CHALLENGE: Restate all the material verbatim, except for the pictures.
#### DATA LINES
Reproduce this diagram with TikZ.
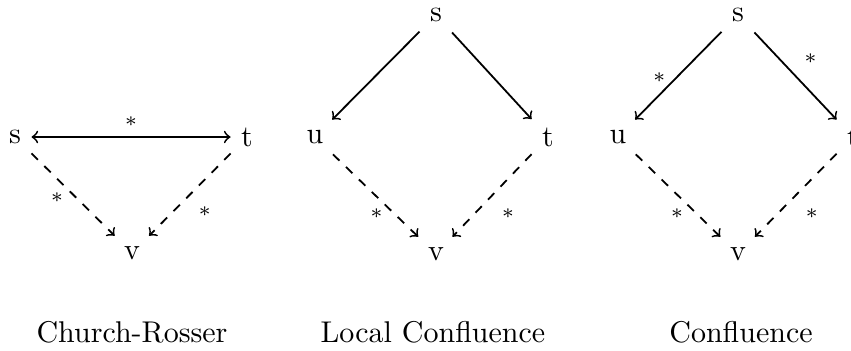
\documentclass[tikz,border=0pt]{standalone}
\begin{document}
\begin{tikzpicture}[x=0.33333pt,y=-0.33333pt,
  term/.style={inner sep=3.33pt},
  captext/.style={inner sep=0pt},
  redarrow/.style={->,line width=0.6pt},
  joinarrow/.style={->,dashed,line width=0.6pt},
  star/.style={inner sep=0pt,font=\scriptsize}]
\useasboundingbox (0,0) rectangle (851,350);
% Church-Rosser
\node[term] (s1) at (15,137) {s};
\node[term] (t1) at (247,137) {t};
\node[term] (v1) at (132,253) {v};
\draw[<->,line width=0.6pt] (s1) -- node[star,pos=0.5,shift={(0,-15)}] {$*$} (t1);
\draw[joinarrow] (s1) -- node[star,pos=0.5,shift={(-16,3)}] {$*$} (v1);
\draw[joinarrow] (t1) -- node[star,pos=0.5,shift={(15,17)}] {$*$} (v1);
\node[captext] (c1) at (132,332) {Church-Rosser};
% Local Confluence
\node[term] (s2) at (436,15) {s};
\node[term] (u2) at (315,137) {u};
\node[term] (t2) at (548,137) {t};
\node[term] (v2) at (436,254) {v};
\draw[redarrow] (s2) -- (u2);
\draw[redarrow] (s2) -- (t2);
\draw[joinarrow] (u2) -- node[star,pos=0.5,shift={(1,18)}] {$*$} (v2);
\draw[joinarrow] (t2) -- node[star,pos=0.5,shift={(16,18)}] {$*$} (v2);
\node[captext] (c2) at (433,332) {Local Confluence};
% Confluence
\node[term] (s3) at (738,15) {s};
\node[term] (u3) at (618,137) {u};
\node[term] (t3) at (853,137) {t};
\node[term] (v3) at (738,254) {v};
\draw[redarrow] (s3) -- node[star,pos=0.5,shift={(-19,2)}] {$*$} (u3);
\draw[redarrow] (s3) -- node[star,pos=0.5,shift={(15,-17)}] {$*$} (t3);
\draw[joinarrow] (u3) -- node[star,pos=0.5,shift={(-1,18)}] {$*$} (v3);
\draw[joinarrow] (t3) -- node[star,pos=0.5,shift={(16,18)}] {$*$} (v3);
\node[captext] (c3) at (741,332) {Confluence};
\end{tikzpicture}
\end{document}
########
PROBLEM SOLUTION:
Reproduce this diagram with TikZ.
\documentclass[tikz,border=0pt]{standalone}
\begin{document}
\begin{tikzpicture}[x=0.33333pt,y=-0.33333pt,
  term/.style={inner sep=3.33pt},
  captext/.style={inner sep=0pt},
  redarrow/.style={->,line width=0.6pt},
  joinarrow/.style={->,dashed,line width=0.6pt},
  star/.style={inner sep=0pt,font=\scriptsize}]
\useasboundingbox (0,0) rectangle (851,350);
% Church-Rosser
\node[term] (s1) at (15,137) {s};
\node[term] (t1) at (247,137) {t};
\node[term] (v1) at (132,253) {v};
\draw[<->,line width=0.6pt] (s1) -- node[star,pos=0.5,shift={(0,-15)}] {$*$} (t1);
\draw[joinarrow] (s1) -- node[star,pos=0.5,shift={(-16,3)}] {$*$} (v1);
\draw[joinarrow] (t1) -- node[star,pos=0.5,shift={(15,17)}] {$*$} (v1);
\node[captext] (c1) at (132,332) {Church-Rosser};
% Local Confluence
\node[term] (s2) at (436,15) {s};
\node[term] (u2) at (315,137) {u};
\node[term] (t2) at (548,137) {t};
\node[term] (v2) at (436,254) {v};
\draw[redarrow] (s2) -- (u2);
\draw[redarrow] (s2) -- (t2);
\draw[joinarrow] (u2) -- node[star,pos=0.5,shift={(1,18)}] {$*$} (v2);
\draw[joinarrow] (t2) -- node[star,pos=0.5,shift={(16,18)}] {$*$} (v2);
\node[captext] (c2) at (433,332) {Local Confluence};
% Confluence
\node[term] (s3) at (738,15) {s};
\node[term] (u3) at (618,137) {u};
\node[term] (t3) at (853,137) {t};
\node[term] (v3) at (738,254) {v};
\draw[redarrow] (s3) -- node[star,pos=0.5,shift={(-19,2)}] {$*$} (u3);
\draw[redarrow] (s3) -- node[star,pos=0.5,shift={(15,-17)}] {$*$} (t3);
\draw[joinarrow] (u3) -- node[star,pos=0.5,shift={(-1,18)}] {$*$} (v3);
\draw[joinarrow] (t3) -- node[star,pos=0.5,shift={(16,18)}] {$*$} (v3);
\node[captext] (c3) at (741,332) {Confluence};
\end{tikzpicture}
\end{document}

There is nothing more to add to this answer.